Catching a Snitch vs. catching a Bludger: Variability in world knowledge influences real-time access to word meaning
Melissa Troyer1, Marta Kutas1; 1University of California, San Diego
Not only the contents but the structure of semantic memory influence the retrieval of word meaning during sentence comprehension. For example, properties of words that are inappropriate continuations of a sentence, but are related to the sentence and/or appropriate continuation, seem to be pre-activated during sentence comprehension (e.g., Federmeier & Kutas, 1999; Laszlo & Federmeier, 2009; Metusalem et al., 2012; Amsel et al., 2015).
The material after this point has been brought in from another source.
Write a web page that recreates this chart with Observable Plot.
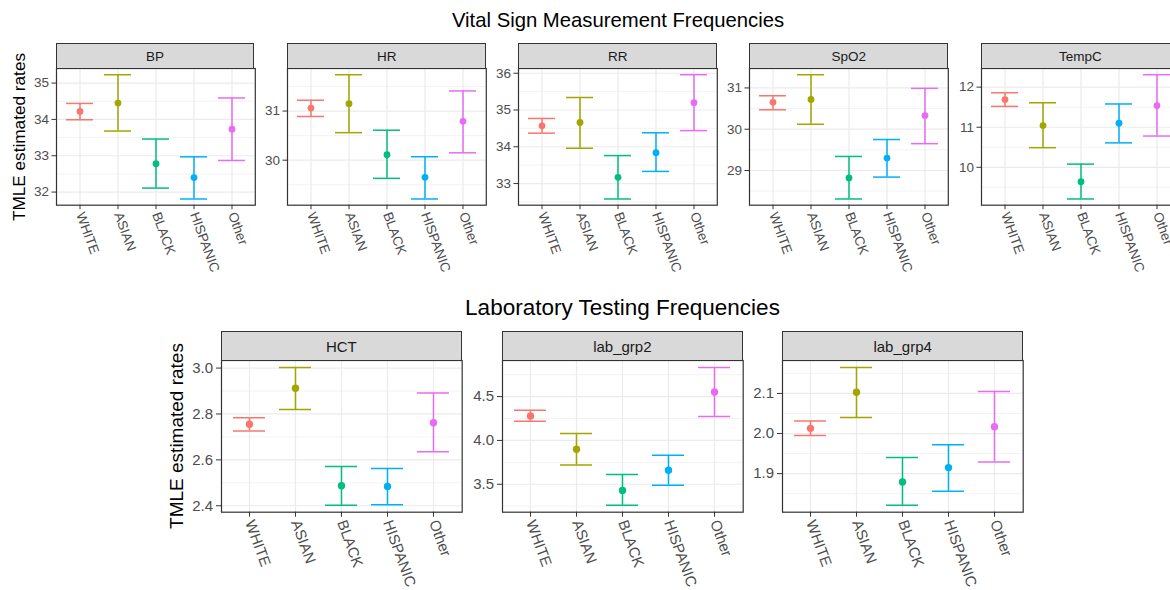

From one individual to the next, the contents and presumably functional organization of semantic memory vary according to their respective knowledge; yet little work has systematically tested the assumption that individual-level knowledge is directly responsible for effects of semantic memory on sentence comprehension. Here, we asked individuals more or less knowledgeable about the narrative world of Harry Potter (HP) to read sentences about HP that ended in one of the following: the best completion; an inconsistent word related to the sentence context and/or best completion; or an inconsistent, unrelated word. For example: ‘In Quidditch, games are usually won in one way. This is when the seeker catches the SNITCH (best completion) / BLUDGER (related-inconsistent) / DRAGON (unrelated-inconsistent).’ At the critical word, both the consistency effect (unrelated-inconsistent minus best completion) and the related anomaly effect (unrelated-inconsistent minus related-inconsistent) were correlated with individual knowledge, with greater effects for more knowledgeable individuals. These findings illustrate the immediate influence that (in this case fictional) world knowledge, gleaned from experience, exerts on the use and organization of information during real-time sentence processing.